Ezra Weedon was a superintendent at the Heart’s Content Cable Station and the first resident of the Cable Superintendent’s House, which he called “Mount Pleasant.” He was born in 1839 in Dinton, Buckinghamshire, England. He arrived in Heart’s Content as a clerk on July 27, 1866, on the S.S. Great Eastern – the ship that landed the first successful subsea transatlantic telegraph cable in Heart’s Content. Weedon was promoted to clerk-in-charge in November of 1866 and to superintendent in 1867. It was Weedon who commissioned the Southcott firm to design and build new staff houses. While Ezra Weedon occupied the Cable Superintendent’s House, his brother-in-law Samuel Scott Bailey was the first occupant of Cable Staff House #1. Both had married daughters of George Cairns Rutherford, a merchant in Harbour Grace. Weedon’s wife Margaret Rutherford died in 1875, 3 ½ years after they married, and Weedon remarried to Sara Colley, daughter of Reverend Edward Colley, Incumbent of St. John the Evangelist Church, Topsail, in 1878. After years of failing health, Ezra Weedon died in September of 1884, at the age of 45, having lived in the Cable Superintendent’s House for only one year. He was predeceased by daughter Maggie and a son, and survived by his wife and four children. His second wife Sara died in December of 1885. Weedon was highly regarded in Heart’s Content, not just as a cable superintendent, but also as a community leader – petitioning for improved local roads and increased mail service, sitting on the Heart’s Content School Association, and serving as Justice of the Peace.
All successive superintendents lived at the Cable Superintendent’s House, which was acquired by Western Union in 1912 through a 50-year lease of all of Anglo-American’s assets.
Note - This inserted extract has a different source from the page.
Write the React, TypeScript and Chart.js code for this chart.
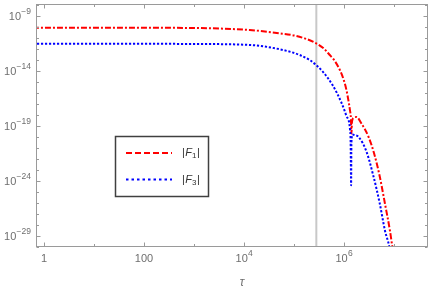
import React, { useEffect, useRef } from "react";
import { Chart, registerables } from "chart.js";

Chart.register(...registerables);

// |F1| (red, dash-dot)
const tauF1 = [0.6, 1, 10, 100, 1000, 1.3e4, 5.2e4, 1.0e5, 1.6e5, 2.5e5, 4.0e5, 5.2e5, 6.3e5, 8.3e5, 1.0e6, 1.12e6, 1.26e6, 1.32e6, 1.38e6, 1.41e6, 1.45e6, 1.58e6, 1.78e6, 2.24e6, 3.1e6, 4.0e6, 5.2e6, 6.6e6, 8.3e6, 9.3e6, 1.05e7];
const f1 = [8.1e-11, 8.1e-11, 8.1e-11, 8.0e-11, 7.6e-11, 5.0e-11, 2.5e-11, 1.6e-11, 8.9e-12, 4.0e-12, 1.0e-12, 2.7e-13, 1.0e-13, 1.15e-14, 1.26e-15, 1.8e-16, 1.0e-17, 2.5e-18, 4.0e-19, 2.0e-20, 2.5e-19, 5.6e-19, 6.3e-19, 1.6e-19, 1.0e-20, 3.2e-22, 2.5e-24, 8.9e-27, 3.2e-29, 1.0e-30, 3.0e-32];

// |F3| (blue, dotted)
const tauF3 = [0.6, 1, 10, 100, 1000, 1.3e4, 5.2e4, 1.3e5, 2.1e5, 2.8e5, 3.8e5, 6.0e5, 8.9e5, 1.12e6, 1.32e6, 1.36e6, 1.39e6, 1.41e6, 1.48e6, 1.66e6, 1.95e6, 2.8e6, 3.9e6, 5.2e6, 6.6e6, 8.1e6, 9.5e6];
const f3 = [2.8e-12, 2.8e-12, 2.8e-12, 2.8e-12, 2.7e-12, 2.2e-12, 8.9e-13, 2.7e-13, 8.9e-14, 3.2e-14, 7.9e-15, 4.5e-16, 1.26e-17, 7.9e-19, 5.0e-20, 3.2e-21, 4.0e-25, 3.2e-21, 1.6e-20, 1.4e-20, 1.0e-20, 5.0e-22, 2.5e-24, 8.9e-27, 3.2e-29, 1.0e-30, 1.0e-32];

// vertical marker
const markerTau = 2.8e5;

// axes
const xMin = 0.69;
const xMax = 4.8e7;
const yMin = 1e-30;
const yMax = 1.15e-8;

const xMajorTicks = [1, 100, 1e4, 1e6];
const xMajorBase = ["1", "100", "10", "10"];
const xMajorExp = ["", "", "4", "6"];
const xMinorTicks = [10, 1000, 1e5, 1e7];

const yMajorTicks = [1e-9, 1e-14, 1e-19, 1e-24, 1e-29];
const yMajorBase = ["10", "10", "10", "10", "10"];
const yMajorExp = ["\u22129", "\u221214", "\u221219", "\u221224", "\u221229"];
const yMinorTicks = [1e-8, 1e-10, 1e-11, 1e-12, 1e-13, 1e-15, 1e-16, 1e-17, 1e-18, 1e-20, 1e-21, 1e-22, 1e-23, 1e-25, 1e-26, 1e-27, 1e-28, 1e-30];

const legendBase = ["F", "F"];
const legendSub = ["1", "3"];
const xTitle = "\u03c4";

const RED = "#ff0000";
const BLUE = "#0000ff";
const FRAME = "#9a9a9a";
const TICKTXT = "#6e6e6e";
const FONT = "'Liberation Sans', Arial, sans-serif";

const framePlugin = {
  id: "frameTicks",
  afterDatasetsDraw(chart: any) {
    const ctx = chart.ctx;
    const a = chart.chartArea;
    const xs = chart.scales.x;
    const ys = chart.scales.y;
    ctx.save();
    ctx.strokeStyle = FRAME;
    ctx.lineWidth = 1;
    const L = Math.round(a.left) + 0.5;
    const R = Math.round(a.right) - 0.5;
    const T = Math.round(a.top) + 0.5;
    const B = Math.round(a.bottom) - 0.5;
    ctx.strokeRect(L, T, R - L, B - T);
    ctx.beginPath();
    const xt = (v: number, len: number) => {
      const p = Math.round(xs.getPixelForValue(v)) + 0.5;
      ctx.moveTo(p, B);
      ctx.lineTo(p, B - len);
      ctx.moveTo(p, T);
      ctx.lineTo(p, T + len);
    };
    const yt = (v: number, len: number) => {
      const p = Math.round(ys.getPixelForValue(v)) + 0.5;
      ctx.moveTo(L, p);
      ctx.lineTo(L + len, p);
      ctx.moveTo(R, p);
      ctx.lineTo(R - len, p);
    };
    xMajorTicks.forEach((v) => xt(v, 4));
    xMinorTicks.forEach((v) => xt(v, 2.5));
    yMajorTicks.forEach((v) => yt(v, 4));
    yMinorTicks.forEach((v) => yt(v, 2.5));
    ctx.stroke();

    // tick labels
    ctx.fillStyle = TICKTXT;
    ctx.textBaseline = "middle";
    const baseFont = "11px " + FONT;
    const expFont = "8.5px " + FONT;
    xMajorTicks.forEach((v, i) => {
      const p = xs.getPixelForValue(v);
      ctx.font = baseFont;
      const wb = ctx.measureText(xMajorBase[i]).width;
      ctx.font = expFont;
      const we = xMajorExp[i] ? ctx.measureText(xMajorExp[i]).width : 0;
      const start = p - (wb + we) / 2;
      const yc = a.bottom + 12;
      ctx.textAlign = "left";
      ctx.font = baseFont;
      ctx.fillText(xMajorBase[i], start, yc);
      if (xMajorExp[i]) {
        ctx.font = expFont;
        ctx.fillText(xMajorExp[i], start + wb + 0.3, yc - 5);
      }
    });
    yMajorTicks.forEach((v, i) => {
      const p = ys.getPixelForValue(v);
      ctx.font = expFont;
      const we = ctx.measureText(yMajorExp[i]).width;
      const right = a.left - 5;
      ctx.textAlign = "left";
      ctx.fillText(yMajorExp[i], right - we, p - 4);
      ctx.font = baseFont;
      const wb = ctx.measureText(yMajorBase[i]).width;
      ctx.fillText(yMajorBase[i], right - we - wb - 0.3, p + 1);
    });

    // axis title
    ctx.font = "italic 12px " + FONT;
    ctx.textAlign = "center";
    ctx.fillText(xTitle, xs.getPixelForValue(1.1e4) - 4, a.bottom + 36);
    ctx.restore();
  },
};

const legendPlugin = {
  id: "boxLegend",
  afterDraw(chart: any) {
    const ctx = chart.ctx;
    ctx.save();
    const bx = 115.5, by = 136.5, bw = 93, bh = 60;
    ctx.fillStyle = "#ffffff";
    ctx.fillRect(bx, by, bw, bh);
    ctx.strokeStyle = "#404040";
    ctx.lineWidth = 1.5;
    ctx.strokeRect(bx, by, bw, bh);
    const rows = [
      { y: 153, color: RED, dash: [6, 3] },
      { y: 179.5, color: BLUE, dash: [2.5, 3] },
    ];
    rows.forEach((r, i) => {
      ctx.strokeStyle = r.color;
      ctx.lineWidth = 2;
      ctx.setLineDash(r.dash);
      ctx.beginPath();
      ctx.moveTo(126, r.y);
      ctx.lineTo(172, r.y);
      ctx.stroke();
      ctx.setLineDash([]);
      ctx.fillStyle = "#333333";
      ctx.textBaseline = "middle";
      ctx.textAlign = "left";
      let x = 182;
      ctx.font = "11px " + FONT;
      ctx.fillText("|", x, r.y);
      x += ctx.measureText("|").width + 0.5;
      ctx.font = "italic 11px " + FONT;
      ctx.fillText(legendBase[i], x, r.y);
      x += ctx.measureText(legendBase[i]).width;
      ctx.font = "8px " + FONT;
      ctx.fillText(legendSub[i], x, r.y + 3);
      x += ctx.measureText(legendSub[i]).width + 0.5;
      ctx.font = "11px " + FONT;
      ctx.fillText("|", x, r.y);
    });
    ctx.restore();
  },
};

export default function App() {
  const ref = useRef<HTMLCanvasElement | null>(null);
  useEffect(() => {
    if (!ref.current) return;
    const chart = new Chart(ref.current, {
      type: "line",
      data: {
        datasets: [
          {
            label: "|F1|",
            data: tauF1.map((t, i) => ({ x: t, y: f1[i] })),
            borderColor: RED,
            borderWidth: 2,
            borderDash: [6, 2, 2, 2],
            pointRadius: 0,
            fill: false,
            cubicInterpolationMode: "monotone",
            order: 1,
          },
          {
            label: "|F3|",
            data: tauF3.map((t, i) => ({ x: t, y: f3[i] })),
            borderColor: BLUE,
            borderWidth: 2,
            borderDash: [2.2, 1.8],
            pointRadius: 0,
            fill: false,
            cubicInterpolationMode: "monotone",
            order: 0,
          },
          {
            label: "marker",
            data: [
              { x: markerTau, y: 1e-40 },
              { x: markerTau, y: 1e-5 },
            ],
            borderColor: "#c8c8c8",
            borderWidth: 2,
            pointRadius: 0,
            fill: false,
            order: 5,
          },
        ],
      },
      options: {
        responsive: false,
        animation: false,
        devicePixelRatio: 1,
        layout: { padding: { left: 36, top: 4, right: 8, bottom: 47 } },
        plugins: { legend: { display: false }, tooltip: { enabled: false } },
        scales: {
          x: { type: "logarithmic", min: xMin, max: xMax, display: false },
          y: { type: "logarithmic", min: yMin, max: yMax, display: false },
        },
      } as any,
      plugins: [framePlugin, legendPlugin],
    });
    return () => chart.destroy();
  }, []);
  return (
    <div style={{ position: "absolute", left: 0, top: 0, width: 436, height: 294, background: "#fff" }}>
      <canvas ref={ref} width={436} height={294} />
    </div>
  );
}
Superintendent Robert Mackey, third generation cable master, occupied the house when the station closed in 1965. In 1968, Edward and Minnie Matthews bought the house from Western Union, raised their family there, and remained in the home for 55 years. It was bought by Valerie and Hank Whelan in October 2023.
The Cable Superintendent’s House has cultural value as a physical testament to the technological, economic, and social developments that transformed the outport community of Heart’s Content into a booming town. The grandeur of the Cable Superintendent’s House, and other buildings commissioned by the Anglo-American Telegraph Company, was in contrast to the more modest buildings that had traditionally been built in Heart’s Content prior to it becoming a communications hub. Socially, cable employees were separate from other residents, and their housing reflected that divide.
Source: Heritage Foundation of Newfoundland and Labrador property file “Heart’s Content – Cable Superintendent’s House – FPT 5286”
Character Defining Elements
All those elements that embody the building’s aesthetic value, including:
-number of storeys;
-chimney number, style and placement;
-mansard roof;
-size, style, trim and placement of semi-circular dormers with central keystone element;
-size, style, and placement of dentils and brackets at the eaves;
-size, style, trim and placement of front veranda with central porch;
-size, style, trim and placement of sunroom;
-size, style, and placement of rear wing;
-size, style, trim and placement of front veranda with central porch;
-size, style, trim and placement of other porches;
-narrow wooden clapboard;
-wooden corner boards;
-size, style, trim and placement of wooden windows;
-size, style, trim and placement of wooden storm windows;
-wooden dormer window size, style, trim and placement;
-size, style, trim and placement of exterior wooden doors;
-dimension, location and orientation of building.